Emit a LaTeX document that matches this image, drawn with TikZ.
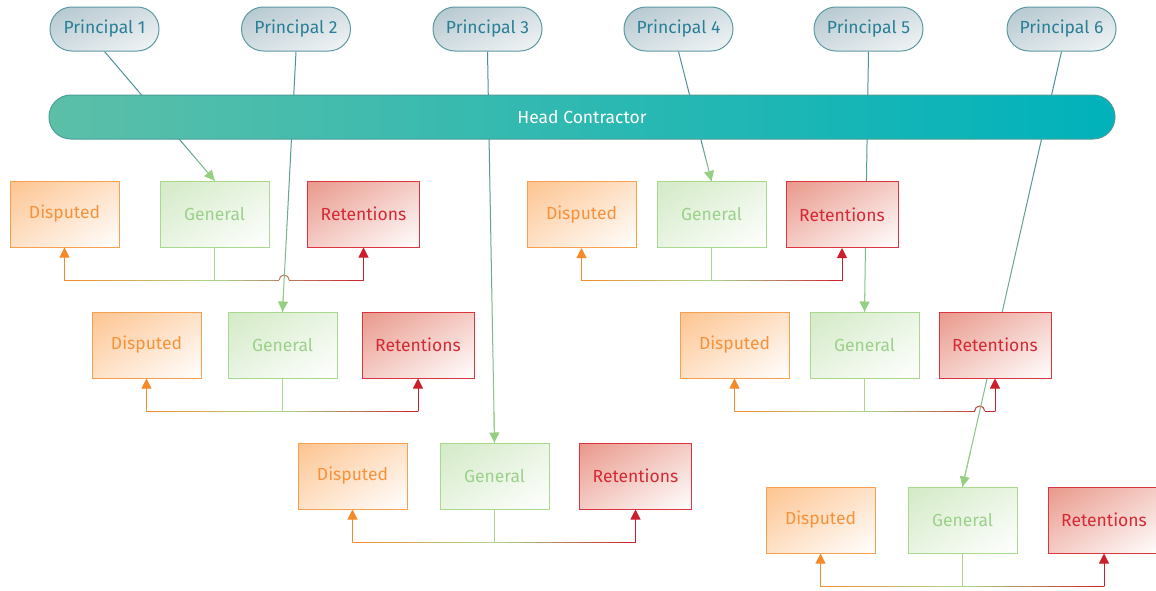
\documentclass[tikz,border=0pt]{standalone}
\usepackage{fontspec}
\setmainfont{Fira Sans}
\usetikzlibrary{arrows.meta,calc,backgrounds,shadings}

\definecolor{pillline}{HTML}{5E9AA3}
\definecolor{pilltext}{HTML}{2A7F96}
\definecolor{pilldark}{HTML}{B2C6CE}
\definecolor{pilllight}{HTML}{F4F6F7}
\definecolor{headleft}{HTML}{5CBFA8}
\definecolor{headright}{HTML}{00B2BB}
\definecolor{headline}{HTML}{4A9E98}
\definecolor{displine}{HTML}{F8A050}
\definecolor{disptext}{HTML}{F7923A}
\definecolor{dispdark}{HTML}{FDC490}
\definecolor{genline}{HTML}{A9D88F}
\definecolor{gentext}{HTML}{9BD18B}
\definecolor{gendark}{HTML}{D3EAC6}
\definecolor{retline}{HTML}{DB3540}
\definecolor{rettext}{HTML}{D42A35}
\definecolor{retdark}{HTML}{E9988A}
\definecolor{tealline}{HTML}{4D929A}
\definecolor{arrgreen}{HTML}{95CF82}
\definecolor{arrorange}{HTML}{F68A2A}
\definecolor{arrred}{HTML}{CC1F2B}

% line from #1 to #2, colour going from #3 to #4
\newcommand{\fadeline}[4]{%
  \foreach \k in {0,...,9}{
    \pgfmathtruncatemacro{\pct}{10*\k+5}
    \draw[#4!\pct!#3, line width=1pt, line cap=round] ($(#1)!\k/10!(#2)$) -- ($(#1)!\k/10+0.1!(#2)$);
  }}

\tikzset{
  boxtip/.style={-{Triangle[length=10pt,width=10pt]}},
  txt/.style={font=\fontsize{17.5}{21}\selectfont},
  principal/.style={txt, draw=pillline, line width=1pt, rounded corners=21.9pt,
    minimum width=109pt, minimum height=44pt, text=pilltext,
    upper left=pilldark, lower right=pilllight,
    upper right=pilldark!50!pilllight, lower left=pilldark!50!pilllight},
  head/.style={txt, draw=headline, line width=1pt, rounded corners=21.9pt,
    minimum height=44pt, text=white, left color=headleft, right color=headright},
  disputed/.style={txt, draw=displine, line width=1pt, minimum width=109pt,
    minimum height=66pt, text=disptext,
    upper left=dispdark, lower right=white,
    upper right=dispdark!50!white, lower left=dispdark!50!white},
  general/.style={txt, draw=genline, line width=1pt, minimum width=109pt,
    minimum height=66pt, text=gentext,
    upper left=gendark, lower right=white,
    upper right=gendark!50!white, lower left=gendark!50!white},
  retentions/.style={txt, draw=retline, line width=1pt, minimum width=112pt,
    minimum height=66pt, text=rettext,
    upper left=retdark, lower right=white,
    upper right=retdark!50!white, lower left=retdark!50!white}
}

\begin{document}
\begin{tikzpicture}[x=1pt, y=-1pt]
  \useasboundingbox (0,0) rectangle (1156,590);

  % principals
  \foreach \n/\x in {1/104.5, 2/296, 3/487.5, 4/678.5, 5/868.5, 6/1061.5}
    \node[principal] (p\n) at (\x,29) {Principal \n};

  \node[head, minimum width=1066pt] (hc) at (582,117) {Head Contractor};

  % accounts of each principal
  \foreach \n/\dx/\gx/\rx/\y in {1/64.5/214.5/363.5/214, 2/146.5/282.5/418/345,
      3/352.5/494.5/635.5/476, 4/581.5/711.5/842/214.5,
      5/734.5/864.5/995/345, 6/820.5/962.5/1104/520}{
    \node[disputed] (d\n) at (\dx,\y) {Disputed};
    \node[general] (g\n) at (\gx,\y) {General};
    \node[retentions] (r\n) at (\rx,\y) {Retentions};
  }

  \begin{scope}[on background layer]
    \fill[white] (0,0) rectangle (1156,590);

    % General -> Disputed / Retentions
    \foreach \n in {1,...,6}{
      \coordinate (j\n) at ($(g\n.south)+(0,32.5)$);
      \coordinate (jd\n) at (d\n.south |- j\n);
      \coordinate (jr\n) at (r\n.south |- j\n);
      \draw[genline, line width=1pt] (g\n.south) -- (j\n);
      \fadeline{j\n}{jd\n}{genline}{arrorange}
      \fadeline{j\n}{jr\n}{genline}{arrred}
      \draw[arrorange, line width=1pt, boxtip] (jd\n) -- (d\n.south);
      \draw[arrred, line width=1pt, boxtip] (jr\n) -- (r\n.south);
    }

    % line hops
    \coordinate (h1) at (intersection of p2.south--g2.north and j1--jr1);
    \coordinate (h5) at (intersection of p6.south--g6.north and j5--jr5);
    \draw[white, line width=3pt] ($(h1)+(-5,0)$) -- ($(h1)+(5,0)$);
    \draw[genline!50!arrred, line width=1pt] ($(h1)+(-5,0)$) arc[start angle=180, end angle=360, radius=5];
    \draw[white, line width=3pt] ($(h5)+(-5,0)$) -- ($(h5)+(5,0)$);
    \draw[genline!15!arrred, line width=1pt] ($(h5)+(-5,0)$) arc[start angle=180, end angle=360, radius=5];

    % Principal -> General, behind the head contractor
    \foreach \n in {1,...,6}{
      \coordinate (x\n) at (intersection of p\n.south--g\n.north and hc.south west--hc.south east);
      \draw[tealline, line width=1pt] (p\n.south) -- (x\n);
      \fadeline{x\n}{g\n.north}{tealline}{arrgreen}
      \draw[arrgreen, line width=1pt, boxtip] ($(x\n)!0.9!(g\n.north)$) -- (g\n.north);
    }
  \end{scope}
\end{tikzpicture}
\end{document}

# The task
Working from the material above, transcribe it exactly while omitting pictures.

# Task result
Emit a LaTeX document that matches this image, drawn with TikZ.
\documentclass[tikz,border=0pt]{standalone}
\usepackage{fontspec}
\setmainfont{Fira Sans}
\usetikzlibrary{arrows.meta,calc,backgrounds,shadings}

\definecolor{pillline}{HTML}{5E9AA3}
\definecolor{pilltext}{HTML}{2A7F96}
\definecolor{pilldark}{HTML}{B2C6CE}
\definecolor{pilllight}{HTML}{F4F6F7}
\definecolor{headleft}{HTML}{5CBFA8}
\definecolor{headright}{HTML}{00B2BB}
\definecolor{headline}{HTML}{4A9E98}
\definecolor{displine}{HTML}{F8A050}
\definecolor{disptext}{HTML}{F7923A}
\definecolor{dispdark}{HTML}{FDC490}
\definecolor{genline}{HTML}{A9D88F}
\definecolor{gentext}{HTML}{9BD18B}
\definecolor{gendark}{HTML}{D3EAC6}
\definecolor{retline}{HTML}{DB3540}
\definecolor{rettext}{HTML}{D42A35}
\definecolor{retdark}{HTML}{E9988A}
\definecolor{tealline}{HTML}{4D929A}
\definecolor{arrgreen}{HTML}{95CF82}
\definecolor{arrorange}{HTML}{F68A2A}
\definecolor{arrred}{HTML}{CC1F2B}

% line from #1 to #2, colour going from #3 to #4
\newcommand{\fadeline}[4]{%
  \foreach \k in {0,...,9}{
    \pgfmathtruncatemacro{\pct}{10*\k+5}
    \draw[#4!\pct!#3, line width=1pt, line cap=round] ($(#1)!\k/10!(#2)$) -- ($(#1)!\k/10+0.1!(#2)$);
  }}

\tikzset{
  boxtip/.style={-{Triangle[length=10pt,width=10pt]}},
  txt/.style={font=\fontsize{17.5}{21}\selectfont},
  principal/.style={txt, draw=pillline, line width=1pt, rounded corners=21.9pt,
    minimum width=109pt, minimum height=44pt, text=pilltext,
    upper left=pilldark, lower right=pilllight,
    upper right=pilldark!50!pilllight, lower left=pilldark!50!pilllight},
  head/.style={txt, draw=headline, line width=1pt, rounded corners=21.9pt,
    minimum height=44pt, text=white, left color=headleft, right color=headright},
  disputed/.style={txt, draw=displine, line width=1pt, minimum width=109pt,
    minimum height=66pt, text=disptext,
    upper left=dispdark, lower right=white,
    upper right=dispdark!50!white, lower left=dispdark!50!white},
  general/.style={txt, draw=genline, line width=1pt, minimum width=109pt,
    minimum height=66pt, text=gentext,
    upper left=gendark, lower right=white,
    upper right=gendark!50!white, lower left=gendark!50!white},
  retentions/.style={txt, draw=retline, line width=1pt, minimum width=112pt,
    minimum height=66pt, text=rettext,
    upper left=retdark, lower right=white,
    upper right=retdark!50!white, lower left=retdark!50!white}
}

\begin{document}
\begin{tikzpicture}[x=1pt, y=-1pt]
  \useasboundingbox (0,0) rectangle (1156,590);

  % principals
  \foreach \n/\x in {1/104.5, 2/296, 3/487.5, 4/678.5, 5/868.5, 6/1061.5}
    \node[principal] (p\n) at (\x,29) {Principal \n};

  \node[head, minimum width=1066pt] (hc) at (582,117) {Head Contractor};

  % accounts of each principal
  \foreach \n/\dx/\gx/\rx/\y in {1/64.5/214.5/363.5/214, 2/146.5/282.5/418/345,
      3/352.5/494.5/635.5/476, 4/581.5/711.5/842/214.5,
      5/734.5/864.5/995/345, 6/820.5/962.5/1104/520}{
    \node[disputed] (d\n) at (\dx,\y) {Disputed};
    \node[general] (g\n) at (\gx,\y) {General};
    \node[retentions] (r\n) at (\rx,\y) {Retentions};
  }

  \begin{scope}[on background layer]
    \fill[white] (0,0) rectangle (1156,590);

    % General -> Disputed / Retentions
    \foreach \n in {1,...,6}{
      \coordinate (j\n) at ($(g\n.south)+(0,32.5)$);
      \coordinate (jd\n) at (d\n.south |- j\n);
      \coordinate (jr\n) at (r\n.south |- j\n);
      \draw[genline, line width=1pt] (g\n.south) -- (j\n);
      \fadeline{j\n}{jd\n}{genline}{arrorange}
      \fadeline{j\n}{jr\n}{genline}{arrred}
      \draw[arrorange, line width=1pt, boxtip] (jd\n) -- (d\n.south);
      \draw[arrred, line width=1pt, boxtip] (jr\n) -- (r\n.south);
    }

    % line hops
    \coordinate (h1) at (intersection of p2.south--g2.north and j1--jr1);
    \coordinate (h5) at (intersection of p6.south--g6.north and j5--jr5);
    \draw[white, line width=3pt] ($(h1)+(-5,0)$) -- ($(h1)+(5,0)$);
    \draw[genline!50!arrred, line width=1pt] ($(h1)+(-5,0)$) arc[start angle=180, end angle=360, radius=5];
    \draw[white, line width=3pt] ($(h5)+(-5,0)$) -- ($(h5)+(5,0)$);
    \draw[genline!15!arrred, line width=1pt] ($(h5)+(-5,0)$) arc[start angle=180, end angle=360, radius=5];

    % Principal -> General, behind the head contractor
    \foreach \n in {1,...,6}{
      \coordinate (x\n) at (intersection of p\n.south--g\n.north and hc.south west--hc.south east);
      \draw[tealline, line width=1pt] (p\n.south) -- (x\n);
      \fadeline{x\n}{g\n.north}{tealline}{arrgreen}
      \draw[arrgreen, line width=1pt, boxtip] ($(x\n)!0.9!(g\n.north)$) -- (g\n.north);
    }
  \end{scope}
\end{tikzpicture}
\end{document}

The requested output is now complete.